At first Joe and I talked on the phone. As the months passed, we were able to visit. Sometimes we were on either side of a sliding glass door with a telephone connection, and sometimes we were seated outdoors wearing masks. We are now able to visit in his room.
What happened as our friendship progressed took my breath away. How could such a thing be possible?
On April 27, 2020, I posted a story on the 467th’s page about my father being in a plane called the “Wabbit” when it crashed. The crew were on a training mission with the co-pilot in the pilot’s seat, gaining the necessary flight hours to become a fixture in the left seat. Bad weather limited the training, so the pilot requested touch and go landings.
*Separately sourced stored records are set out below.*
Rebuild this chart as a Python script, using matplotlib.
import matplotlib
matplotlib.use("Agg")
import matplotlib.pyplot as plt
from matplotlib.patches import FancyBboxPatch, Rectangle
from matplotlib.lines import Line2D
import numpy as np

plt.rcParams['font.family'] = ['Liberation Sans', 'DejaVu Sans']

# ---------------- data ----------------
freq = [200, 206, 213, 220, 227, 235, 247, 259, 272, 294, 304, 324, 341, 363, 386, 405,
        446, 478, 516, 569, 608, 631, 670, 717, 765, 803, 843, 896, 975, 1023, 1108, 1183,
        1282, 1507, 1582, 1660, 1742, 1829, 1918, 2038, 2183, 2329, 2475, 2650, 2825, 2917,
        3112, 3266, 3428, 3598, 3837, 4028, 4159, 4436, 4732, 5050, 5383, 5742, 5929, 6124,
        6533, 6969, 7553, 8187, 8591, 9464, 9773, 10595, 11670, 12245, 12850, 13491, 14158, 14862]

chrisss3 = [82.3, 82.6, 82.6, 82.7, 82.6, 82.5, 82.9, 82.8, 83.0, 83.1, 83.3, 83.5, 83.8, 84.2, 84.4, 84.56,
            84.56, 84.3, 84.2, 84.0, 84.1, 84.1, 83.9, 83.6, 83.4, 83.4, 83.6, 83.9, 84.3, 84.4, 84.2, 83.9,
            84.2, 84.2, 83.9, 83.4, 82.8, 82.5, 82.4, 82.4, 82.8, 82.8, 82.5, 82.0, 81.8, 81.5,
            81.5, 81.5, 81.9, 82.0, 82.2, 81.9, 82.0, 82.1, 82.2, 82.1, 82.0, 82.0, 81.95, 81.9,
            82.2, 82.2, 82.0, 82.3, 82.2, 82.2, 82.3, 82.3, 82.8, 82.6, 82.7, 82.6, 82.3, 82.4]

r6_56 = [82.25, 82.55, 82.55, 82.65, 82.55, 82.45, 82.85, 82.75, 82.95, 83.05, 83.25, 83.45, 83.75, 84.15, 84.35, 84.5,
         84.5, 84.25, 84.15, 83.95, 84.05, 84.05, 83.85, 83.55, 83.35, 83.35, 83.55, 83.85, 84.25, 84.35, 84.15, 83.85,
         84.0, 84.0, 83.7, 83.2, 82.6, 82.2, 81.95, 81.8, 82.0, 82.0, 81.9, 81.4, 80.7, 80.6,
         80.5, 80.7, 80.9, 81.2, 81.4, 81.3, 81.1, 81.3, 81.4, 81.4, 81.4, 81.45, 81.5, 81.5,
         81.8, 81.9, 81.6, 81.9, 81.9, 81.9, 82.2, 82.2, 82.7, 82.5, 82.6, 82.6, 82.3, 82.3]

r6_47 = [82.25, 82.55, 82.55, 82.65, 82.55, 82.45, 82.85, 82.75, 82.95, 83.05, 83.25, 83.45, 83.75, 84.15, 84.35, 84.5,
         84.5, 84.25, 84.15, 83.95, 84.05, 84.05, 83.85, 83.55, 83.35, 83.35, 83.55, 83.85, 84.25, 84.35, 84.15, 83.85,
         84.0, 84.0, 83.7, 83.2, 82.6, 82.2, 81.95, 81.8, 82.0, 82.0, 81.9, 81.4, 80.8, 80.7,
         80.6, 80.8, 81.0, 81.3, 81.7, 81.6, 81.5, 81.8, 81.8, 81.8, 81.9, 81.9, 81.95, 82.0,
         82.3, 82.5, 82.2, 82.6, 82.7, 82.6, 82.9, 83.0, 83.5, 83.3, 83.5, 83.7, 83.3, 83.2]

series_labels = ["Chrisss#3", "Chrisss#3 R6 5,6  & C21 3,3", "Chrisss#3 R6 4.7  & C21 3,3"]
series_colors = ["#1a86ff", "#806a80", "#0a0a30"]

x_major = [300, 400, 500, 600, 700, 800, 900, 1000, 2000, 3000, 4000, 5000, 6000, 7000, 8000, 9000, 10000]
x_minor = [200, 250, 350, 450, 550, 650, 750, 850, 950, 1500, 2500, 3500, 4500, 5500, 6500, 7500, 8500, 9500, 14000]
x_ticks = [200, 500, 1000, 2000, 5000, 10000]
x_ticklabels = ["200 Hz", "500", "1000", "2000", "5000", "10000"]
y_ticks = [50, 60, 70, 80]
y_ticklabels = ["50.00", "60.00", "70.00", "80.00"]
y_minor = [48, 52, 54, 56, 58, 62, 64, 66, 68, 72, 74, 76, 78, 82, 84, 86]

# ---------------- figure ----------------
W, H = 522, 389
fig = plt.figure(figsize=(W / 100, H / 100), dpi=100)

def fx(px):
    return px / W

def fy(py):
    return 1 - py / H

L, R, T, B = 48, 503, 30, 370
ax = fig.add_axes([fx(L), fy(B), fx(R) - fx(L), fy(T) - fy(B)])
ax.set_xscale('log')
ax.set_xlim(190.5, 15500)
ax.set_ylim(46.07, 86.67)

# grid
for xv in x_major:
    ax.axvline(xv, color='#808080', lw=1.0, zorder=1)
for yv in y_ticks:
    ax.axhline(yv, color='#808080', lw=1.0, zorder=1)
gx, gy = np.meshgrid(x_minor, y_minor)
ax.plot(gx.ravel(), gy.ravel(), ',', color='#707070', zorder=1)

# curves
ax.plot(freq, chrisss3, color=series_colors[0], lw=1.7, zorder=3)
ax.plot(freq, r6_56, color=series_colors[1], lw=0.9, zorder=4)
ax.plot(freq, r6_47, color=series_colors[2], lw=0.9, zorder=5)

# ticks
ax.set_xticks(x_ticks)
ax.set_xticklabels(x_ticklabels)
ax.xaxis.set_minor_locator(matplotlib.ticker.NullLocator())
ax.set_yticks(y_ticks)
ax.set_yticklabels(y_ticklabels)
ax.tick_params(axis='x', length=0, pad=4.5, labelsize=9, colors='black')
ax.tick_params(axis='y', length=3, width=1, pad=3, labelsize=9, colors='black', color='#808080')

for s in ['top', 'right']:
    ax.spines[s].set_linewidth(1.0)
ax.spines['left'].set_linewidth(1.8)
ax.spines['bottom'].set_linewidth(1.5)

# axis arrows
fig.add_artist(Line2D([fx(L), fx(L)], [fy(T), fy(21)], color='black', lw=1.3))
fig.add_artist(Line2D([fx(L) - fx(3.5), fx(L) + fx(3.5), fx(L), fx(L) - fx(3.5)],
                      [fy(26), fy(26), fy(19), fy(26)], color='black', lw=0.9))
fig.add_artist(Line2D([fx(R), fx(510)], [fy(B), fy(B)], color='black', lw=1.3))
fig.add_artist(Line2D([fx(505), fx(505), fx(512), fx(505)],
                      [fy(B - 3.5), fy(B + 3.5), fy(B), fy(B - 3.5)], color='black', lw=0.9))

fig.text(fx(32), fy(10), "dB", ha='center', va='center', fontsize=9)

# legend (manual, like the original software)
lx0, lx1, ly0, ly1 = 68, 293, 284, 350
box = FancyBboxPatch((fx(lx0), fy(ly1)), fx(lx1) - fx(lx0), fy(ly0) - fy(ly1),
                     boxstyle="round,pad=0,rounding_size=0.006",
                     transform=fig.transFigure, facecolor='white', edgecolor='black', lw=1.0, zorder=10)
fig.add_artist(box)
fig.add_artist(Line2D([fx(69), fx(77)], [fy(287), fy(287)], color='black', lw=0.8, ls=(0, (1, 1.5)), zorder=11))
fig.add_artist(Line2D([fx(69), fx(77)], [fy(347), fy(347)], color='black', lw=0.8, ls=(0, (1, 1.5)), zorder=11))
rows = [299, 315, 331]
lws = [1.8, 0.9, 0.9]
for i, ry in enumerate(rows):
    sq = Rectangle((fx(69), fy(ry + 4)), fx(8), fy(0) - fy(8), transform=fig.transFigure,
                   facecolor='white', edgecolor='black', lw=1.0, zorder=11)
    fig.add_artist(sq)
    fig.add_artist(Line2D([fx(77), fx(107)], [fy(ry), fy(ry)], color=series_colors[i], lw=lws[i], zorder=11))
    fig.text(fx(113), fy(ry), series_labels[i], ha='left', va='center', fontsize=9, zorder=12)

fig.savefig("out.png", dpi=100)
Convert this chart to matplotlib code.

The first two were successful, but the third wasn’t. The pilot recognizing that take-off wasn’t going to happen safely, hit the brakes, and at the same time one of the engines sputtered. The plane’s nose tilted downward hitting the runway and slamming into the soft dirt off the end into an alfalfa field.
Dad climbed up through the escape hatch at the top of plane, slid down to the wing, and jumped off. He landed breaking his leg. His was the only injury; all the other crew walked away.
Joe’s granddaughter posted in the comment section that he was the assistant crew chief for the “Wabbit.” Learning this I called Joe and asked him if he had seen the crash. He hadn’t but he did see the plane.
He was out on the airfield when he heard the crash. He and many others went immediately to the site. When he got there, none of the crew were around. When I asked about the condition of the plane, he said, “The nose was disintegrated, had anyone been in the nose they wouldn’t have walked away.”
The hair on the back of my neck raised as I thought about his words. Dad’s normal position during bombing missions was in the nose of the plane. Because it was a training mission, he was up on the flight deck.
The weight of Joe’s story hit me like a ton of bricks. Dad essentially walked away, and I was born twenty months later. Of more significance, the man who helped to keep the “Wabbit” running in top condition had seen the wreckage. His words to me made me feel like the luckiest women alive.